Although a plain weave curtain is microscopically a grid of interwoven warp and weft wires (for water permeability), its dense structure, combined with high-pressure water and high-speed operation, forms unique straight stripes:
Longitudinal Guidance: The longitudinal wires (warp) in the curtain are taut, acting like rails; transverse wires (weft) have a relatively weaker effect on fibers during high-speed movement. Combing into Lines: When high-pressure water hits the fibers, it cannot penetrate the dense metal wires, so it forces the fibers into the gaps between two longitudinal wires.
Macroscopically, fibers are smoothed and compacted by the water flow along the direction of the curtain's movement, forming a highly directional alignment. This structure endows the nonwoven fabric with excellent longitudinal tensile strength, making it highly resistant to breakage during high-speed roll-to-roll wiping on SMT printers.
IV. Formation of Mesh (Aperture) Pattern: "Pit-Filling Effect"
Changing the bottom mesh curtain can completely alter the texture. Using a curtain with thicker wires and larger holes creates a mesh pattern—essentially a "Pit-Filling Effect":
High Point Rebound (Hole Formation): The intersection nodes of warp and weft wires are "high points." When water needles hit here, the flow bounces or slides sideways, washing fibers away and leaving gaps (holes). Low Point Accumulation (Line Formation): The washed-away fibers gather and pile up in the "low points" (pits) in the center of the mesh holes, forming the solid lines of the fabric.

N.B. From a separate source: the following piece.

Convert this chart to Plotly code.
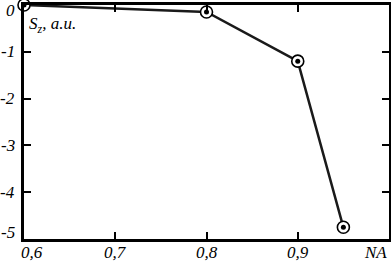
import plotly.graph_objects as go

na = [0.6, 0.8, 0.9, 0.95]
sz = [0.0, -0.15, -1.2, -4.75]
x_tick_vals = [0.6, 0.7, 0.8, 0.9, 1.0]
x_tick_text = ["0,6", "0,7", "0,8", "0,9", "NA"]
y_tick_vals = [0, -1, -2, -3, -4, -5]
y_tick_text = ["0", "-1", "-2", "-3", "-4", "-5"]

FONT = "Liberation Serif"
TF = dict(family=FONT, size=17, style="italic", color="black")

fig = go.Figure()
fig.add_trace(go.Scatter(
    x=na, y=sz, mode="lines+markers",
    line=dict(color="#1a1a1a", width=2.5),
    marker=dict(symbol="circle", size=12, color="white",
                line=dict(color="black", width=1.6)),
    cliponaxis=False,
))
fig.add_trace(go.Scatter(
    x=na, y=sz, mode="markers",
    marker=dict(symbol="circle", size=5, color="black", line=dict(width=0)),
    cliponaxis=False,
))

fig.update_layout(
    width=391, height=263,
    margin=dict(l=24, r=2, t=5, b=24, autoexpand=False),
    paper_bgcolor="white", plot_bgcolor="white",
    showlegend=False,
    font=dict(family=FONT, size=17, color="black"),
)
fig.update_xaxes(
    range=[0.6, 1.0], tickvals=x_tick_vals, showticklabels=False,
    ticks="inside", ticklen=7, tickwidth=1.5, tickcolor="black",
    showline=True, linecolor="black", linewidth=2.5, mirror="ticks",
    showgrid=False, zeroline=False, automargin=False,
)
fig.update_yaxes(
    range=[-5, 0], tickvals=y_tick_vals, showticklabels=False,
    ticks="inside", ticklen=7, tickwidth=1.5, tickcolor="black",
    showline=True, linecolor="black", linewidth=2.5, mirror="ticks",
    showgrid=False, zeroline=False, automargin=False,
)

n = len(x_tick_vals)
for i, (v, t) in enumerate(zip(x_tick_vals, x_tick_text)):
    if i == 0:
        anchor, dx = "left", -5
    elif i == n - 1:
        anchor, dx = "right", 0
    else:
        anchor, dx = "center", 0
    fig.add_annotation(x=v, y=0, xref="x", yref="paper", yshift=-2, xshift=dx,
                       text=t, showarrow=False, xanchor=anchor, yanchor="top",
                       font=TF)

m = len(y_tick_vals)
for i, (v, t) in enumerate(zip(y_tick_vals, y_tick_text)):
    if i == 0:
        anchor, dy = "middle", -5
    elif i == m - 1:
        anchor, dy = "middle", 7
    else:
        anchor, dy = "middle", 0
    fig.add_annotation(x=0, y=v, xref="paper", yref="y", xshift=-7, yshift=dy,
                       text=t, showarrow=False, xanchor="right", yanchor=anchor,
                       font=TF)

fig.add_annotation(x=0.6, y=-0.15, xref="x", yref="y", xshift=3,
                   text="S<sub>z</sub>, a.u.", showarrow=False,
                   xanchor="left", yanchor="top",
                   font=dict(family=FONT, size=17, style="italic", color="black"))

fig.write_html("out.html", config={"displayModeBar": False},
               post_script="document.body.style.margin='0';document.body.style.padding='0';")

Mesh patterns are essentially created by water "hammering" fibers into the large pits of the curtain. This structure offers better air and water permeability, suitable for wiping scenarios requiring high breathability.
Besides straight and mesh patterns, special texture curtains (like raised dots) can create pearl patterns, demonstrating the high plasticity of the spunlace process.
V. Subtle Relationship: Material, Basis Weight & Stripes
Beyond the curtain style, raw material ratio and basis weight also affect the visual effect of stripes.
SMT cleanroom paper usually employs a composite process of "Carding + Air-laid." Longer polyester fibers are laid into a web by a carding machine to form the skeleton; shorter woodpulp fibers (too short to card) are air-laid onto the polyester web. Finally, the two layers are hydroentangled together. This "Polyester + Woodpulp" hybrid structure ensures both toughness and liquid absorption.
The higher the basis weight of the cleanroom paper, the denser the stripes often appear. This is because the fiber density per unit area is higher, leading to tighter entanglement after spunlacing, resulting in a denser and clearer macroscopic texture.
Conclusion
The stripes on cleanroom wipes are the product of the interaction between the spunlace process, fiber physical properties, and the mechanical structure of the mesh curtain.
Straight grains represent directional fiber alignment and high longitudinal strength, making them the ideal choice for SMT roll-to-roll operations; mesh patterns reflect fiber accumulation and penetration under specific curtains, bringing better breathability.